** Instruction **
Print, word for word, every line from the beginning of the listing up to and including the line with "1.16444,1.16414,1.16419,1.16426,1.16400,1.16410,1.16461];". Pictures are to be excluded.

** Provided material **
+++++

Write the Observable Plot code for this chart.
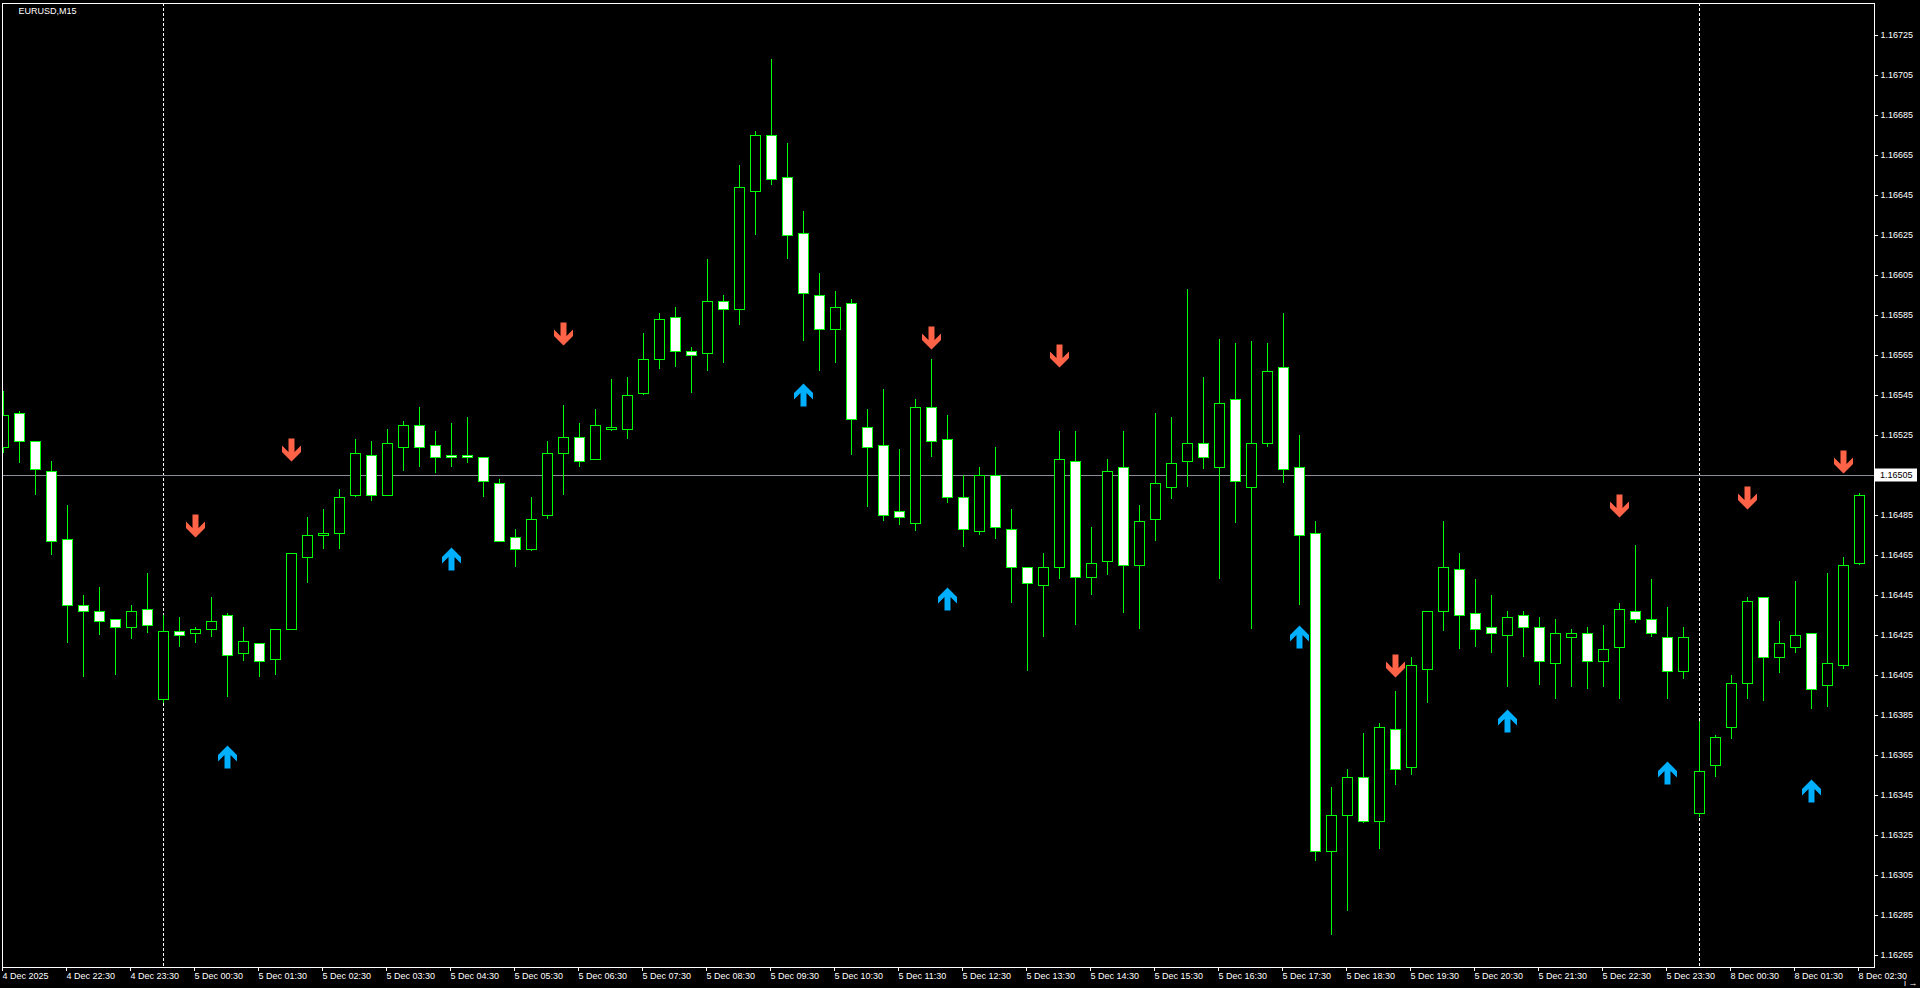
<!DOCTYPE html>
<html><head><meta charset="utf-8">
<script src="https://cdn.jsdelivr.net/npm/d3@7"></script>
<script src="https://cdn.jsdelivr.net/npm/@observablehq/plot@0.6"></script>
<style>html,body{margin:0;padding:0;background:#000;overflow:hidden}</style>
</head><body><div id="chart"></div>
<script>
const symbolName = "EURUSD,M15";

const open = [
1.16519,1.16536,1.16522,1.16507,1.16473,1.16440,1.16437,1.16433,1.16429,1.16438,
1.16393,1.16427,1.16426,1.16428,1.16435,1.16416,1.16421,1.16413,1.16428,1.16464,
1.16475,1.16476,1.16495,1.16515,1.16495,1.16519,1.16530,1.16520,1.16515,1.16515,
1.16514,1.16501,1.16474,1.16468,1.16485,1.16516,1.16524,1.16513,1.16528,1.16528,
1.16546,1.16563,1.16584,1.16567,1.16566,1.16592,1.16588,1.16647,1.16675,1.16654,
1.16626,1.16595,1.16578,1.16591,1.16529,1.16520,1.16487,1.16481,1.16539,1.16523,
1.16494,1.16477,1.16505,1.16478,1.16459,1.16450,1.16459,1.16512,1.16454,1.16462,
1.16509,1.16460,1.16483,1.16499,1.16512,1.16521,1.16509,1.16543,1.16499,1.16521,
1.16559,1.16509,1.16476,1.16317,1.16335,1.16354,1.16332,1.16378,1.16359,1.16408,
1.16437,1.16458,1.16436,1.16429,1.16425,1.16435,1.16429,1.16411,1.16424,1.16426,
1.16412,1.16419,1.16437,1.16433,1.16424,1.16407,1.16336,1.16360,1.16379,1.16401,
1.16444,1.16414,1.16419,1.16426,1.16400,1.16410,1.16461];

const high = [
1.16547,1.16537,1.16522,1.16512,1.16490,1.16445,1.16449,1.16433,1.16440,1.16456,
1.16435,1.16434,1.16429,1.16444,1.16436,1.16429,1.16421,1.16428,1.16466,1.16484,
1.16488,1.16498,1.16523,1.16522,1.16528,1.16532,1.16539,1.16527,1.16531,1.16534,
1.16514,1.16503,1.16478,1.16494,1.16522,1.16540,1.16531,1.16538,1.16553,1.16554,
1.16576,1.16586,1.16589,1.16569,1.16613,1.16595,1.16660,1.16677,1.16713,1.16671,
1.16637,1.16606,1.16597,1.16593,1.16538,1.16548,1.16518,1.16543,1.16563,1.16535,
1.16505,1.16509,1.16519,1.16488,1.16459,1.16466,1.16527,1.16527,1.16479,1.16513,
1.16527,1.16490,1.16536,1.16534,1.16598,1.16554,1.16573,1.16571,1.16572,1.16571,
1.16586,1.16525,1.16482,1.16349,1.16358,1.16376,1.16381,1.16397,1.16414,1.16437,
1.16482,1.16466,1.16453,1.16445,1.16437,1.16437,1.16434,1.16433,1.16428,1.16429,
1.16430,1.16441,1.16470,1.16453,1.16439,1.16429,1.16382,1.16375,1.16405,1.16444,
1.16444,1.16432,1.16452,1.16426,1.16456,1.16464,1.16496];

const low = [
1.16516,1.16511,1.16495,1.16465,1.16421,1.16404,1.16425,1.16405,1.16423,1.16426,
1.16391,1.16419,1.16421,1.16424,1.16394,1.16412,1.16404,1.16405,1.16428,1.16451,
1.16468,1.16468,1.16494,1.16492,1.16495,1.16507,1.16509,1.16506,1.16509,1.16511,
1.16494,1.16472,1.16459,1.16467,1.16483,1.16495,1.16509,1.16513,1.16527,1.16523,
1.16545,1.16558,1.16559,1.16546,1.16557,1.16561,1.16580,1.16625,1.16650,1.16613,
1.16572,1.16557,1.16561,1.16515,1.16489,1.16482,1.16480,1.16477,1.16514,1.16491,
1.16469,1.16475,1.16473,1.16441,1.16407,1.16424,1.16453,1.16430,1.16445,1.16455,
1.16436,1.16428,1.16472,1.16493,1.16499,1.16508,1.16453,1.16481,1.16428,1.16519,
1.16501,1.16440,1.16312,1.16275,1.16287,1.16331,1.16318,1.16350,1.16355,1.16391,
1.16427,1.16418,1.16419,1.16416,1.16399,1.16414,1.16400,1.16393,1.16399,1.16398,
1.16399,1.16393,1.16431,1.16424,1.16393,1.16403,1.16334,1.16354,1.16373,1.16393,
1.16392,1.16406,1.16416,1.16388,1.16389,1.16408,1.16460];

const close = [
1.16535,1.16522,1.16508,1.16472,1.16440,1.16437,1.16432,1.16429,1.16437,1.16430,
1.16427,1.16425,1.16428,1.16432,1.16415,1.16422,1.16412,1.16428,1.16466,1.16475,
1.16476,1.16494,1.16516,1.16495,1.16521,1.16530,1.16519,1.16514,1.16514,1.16514,
1.16502,1.16472,1.16468,1.16483,1.16516,1.16524,1.16512,1.16530,1.16529,1.16545,
1.16563,1.16583,1.16567,1.16565,1.16592,1.16588,1.16649,1.16675,1.16653,1.16625,
1.16596,1.16578,1.16589,1.16533,1.16519,1.16485,1.16484,1.16539,1.16522,1.16494,
1.16478,1.16505,1.16479,1.16459,1.16451,1.16459,1.16513,1.16454,1.16461,1.16507,
1.16460,1.16482,1.16501,1.16511,1.16521,1.16514,1.16541,1.16502,1.16521,1.16557,
1.16508,1.16475,1.16317,1.16335,1.16354,1.16332,1.16379,1.16358,1.16410,1.16437,
1.16459,1.16435,1.16428,1.16426,1.16434,1.16429,1.16412,1.16426,1.16426,1.16412,
1.16418,1.16438,1.16433,1.16426,1.16407,1.16424,1.16357,1.16374,1.16401,1.16442,
1.16414,1.16421,1.16425,1.16398,1.16411,1.16460,1.16495];

const sellIdx   = [12, 18, 35, 58, 66, 87, 101, 109, 115];
const sellPrice = [1.16474, 1.16512, 1.16570, 1.16568, 1.16559, 1.16404, 1.16484, 1.16488, 1.16506];
const buyIdx    = [14, 28, 50, 59, 81, 94, 104, 113];
const buyPrice  = [1.16370, 1.16469, 1.16551, 1.16449, 1.16430, 1.16388, 1.16362, 1.16353];

const yTicks = [1.16265,1.16285,1.16305,1.16325,1.16345,1.16365,1.16385,1.16405,1.16425,1.16445,1.16465,1.16485,
  1.16505,1.16525,1.16545,1.16565,1.16585,1.16605,1.16625,1.16645,1.16665,1.16685,1.16705,1.16725];
const xTickIdx = [0,4,8,12,16,20,24,28,32,36,40,44,48,52,56,60,64,68,72,76,80,84,88,92,96,100,104,108,112,116];
const xTickLabels = ["4 Dec 2025","4 Dec 22:30","4 Dec 23:30","5 Dec 00:30","5 Dec 01:30","5 Dec 02:30","5 Dec 03:30",
  "5 Dec 04:30","5 Dec 05:30","5 Dec 06:30","5 Dec 07:30","5 Dec 08:30","5 Dec 09:30","5 Dec 10:30","5 Dec 11:30",
  "5 Dec 12:30","5 Dec 13:30","5 Dec 14:30","5 Dec 15:30","5 Dec 16:30","5 Dec 17:30","5 Dec 18:30","5 Dec 19:30",
  "5 Dec 20:30","5 Dec 21:30","5 Dec 22:30","5 Dec 23:30","8 Dec 00:30","8 Dec 01:30","8 Dec 02:30"];
const daySeparators = [10, 106];
const bidPrice = 1.16505;

const bars = open.map((o, i) => ({i, open: o, high: high[i], low: low[i], close: close[i], bull: close[i] >= o}));
const sells = sellIdx.map((i, k) => ({i, price: sellPrice[k]}));
const buys = buyIdx.map((i, k) => ({i, price: buyPrice[k]}));
const labelOf = new Map(xTickIdx.map((i, k) => [i, xTickLabels[k]]));

const downArrow = {draw(c) {
  c.moveTo(0, 0); c.lineTo(9.5, -9.5); c.lineTo(9.5, -16); c.lineTo(3, -9.5); c.lineTo(3, -23);
  c.lineTo(-3, -23); c.lineTo(-3, -9.5); c.lineTo(-9.5, -16); c.lineTo(-9.5, -9.5); c.closePath();
}};
const upArrow = {draw(c) {
  c.moveTo(0, 0); c.lineTo(9.5, 9.5); c.lineTo(9.5, 16); c.lineTo(3, 9.5); c.lineTo(3, 23);
  c.lineTo(-3, 23); c.lineTo(-3, 9.5); c.lineTo(-9.5, 16); c.lineTo(-9.5, 9.5); c.closePath();
}};

const GREEN = "#00ff00";
const halfBody = 5 / 16;

const plot = Plot.plot({
  width: 1920, height: 988,
  marginLeft: 2, marginRight: 46, marginTop: 3, marginBottom: 21,
  style: {background: "#000", color: "#fff", fontFamily: "'Liberation Sans', Arial, sans-serif", fontSize: "9px"},
  x: {type: "linear", domain: [-0.0625, 116.9375], axis: null},
  y: {type: "linear", domain: [1.16259, 1.16741], axis: null},
  marks: [
    Plot.ruleX(daySeparators, {x: d => d, stroke: "#fff", strokeDasharray: "3,2", shapeRendering: "crispEdges"}),
    Plot.ruleY([bidPrice], {y: d => d, stroke: "#8a8f9a", shapeRendering: "crispEdges"}),
    Plot.ruleX(bars, {x: "i", y1: "low", y2: "high", stroke: GREEN, clip: true, shapeRendering: "crispEdges"}),
    Plot.rect(bars, {x1: d => d.i - halfBody, x2: d => d.i + halfBody, y1: "open", y2: "close",
      fill: d => d.bull ? "#000" : "#fff", stroke: GREEN, strokeWidth: 1, clip: true, shapeRendering: "crispEdges"}),
    Plot.dot(sells, {x: "i", y: "price", symbol: downArrow, r: 5, fill: "#ff6347", stroke: null}),
    Plot.dot(buys, {x: "i", y: "price", symbol: upArrow, r: 5, fill: "#00b0ff", stroke: null}),
    Plot.frame({stroke: "#fff", shapeRendering: "crispEdges"}),
    Plot.axisY(yTicks, {anchor: "right", tickSize: 3, tickPadding: 3,
      tickFormat: d => (Math.abs(d - bidPrice) < 1e-9 ? "" : d.toFixed(5)),
      stroke: "#fff", fill: "#fff", fontSize: 9}),
    Plot.axisX(xTickIdx, {anchor: "bottom", tickSize: 4, tickPadding: 1, tickFormat: i => labelOf.get(i),
      textAnchor: "start", dx: -1, stroke: "#fff", fill: "#fff", fontSize: 9}),
    Plot.text([symbolName], {frameAnchor: "top-left", dx: 16, dy: 8, text: d => d, fill: "#fff",
      textAnchor: "start", lineAnchor: "middle", fontSize: 9})
  ]
});

document.getElementById("chart").appendChild(plot);

// bid price label box on the price scale
const ys = plot.scale("y");
const yb = ys.apply(bidPrice);
const svg = d3.select(plot);
const g = svg.append("g").attr("text-anchor", "start");
g.append("rect").attr("x", 1875).attr("y", yb - 6.5).attr("width", 42).attr("height", 13).attr("fill", "#fff");
g.append("text").attr("x", 1880).attr("y", yb).attr("dy", "0.35em").attr("fill", "#000")
  .attr("text-anchor", "start")
  .attr("font-size", 9).attr("font-family", "'Liberation Sans', Arial, sans-serif").text(bidPrice.toFixed(5));
</script></body></html>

+++++

** Written reply **
Write the Observable Plot code for this chart.
<!DOCTYPE html>
<html><head><meta charset="utf-8">
<script src="https://cdn.jsdelivr.net/npm/d3@7"></script>
<script src="https://cdn.jsdelivr.net/npm/@observablehq/plot@0.6"></script>
<style>html,body{margin:0;padding:0;background:#000;overflow:hidden}</style>
</head><body><div id="chart"></div>
<script>
const symbolName = "EURUSD,M15";

const open = [
1.16519,1.16536,1.16522,1.16507,1.16473,1.16440,1.16437,1.16433,1.16429,1.16438,
1.16393,1.16427,1.16426,1.16428,1.16435,1.16416,1.16421,1.16413,1.16428,1.16464,
1.16475,1.16476,1.16495,1.16515,1.16495,1.16519,1.16530,1.16520,1.16515,1.16515,
1.16514,1.16501,1.16474,1.16468,1.16485,1.16516,1.16524,1.16513,1.16528,1.16528,
1.16546,1.16563,1.16584,1.16567,1.16566,1.16592,1.16588,1.16647,1.16675,1.16654,
1.16626,1.16595,1.16578,1.16591,1.16529,1.16520,1.16487,1.16481,1.16539,1.16523,
1.16494,1.16477,1.16505,1.16478,1.16459,1.16450,1.16459,1.16512,1.16454,1.16462,
1.16509,1.16460,1.16483,1.16499,1.16512,1.16521,1.16509,1.16543,1.16499,1.16521,
1.16559,1.16509,1.16476,1.16317,1.16335,1.16354,1.16332,1.16378,1.16359,1.16408,
1.16437,1.16458,1.16436,1.16429,1.16425,1.16435,1.16429,1.16411,1.16424,1.16426,
1.16412,1.16419,1.16437,1.16433,1.16424,1.16407,1.16336,1.16360,1.16379,1.16401,
1.16444,1.16414,1.16419,1.16426,1.16400,1.16410,1.16461];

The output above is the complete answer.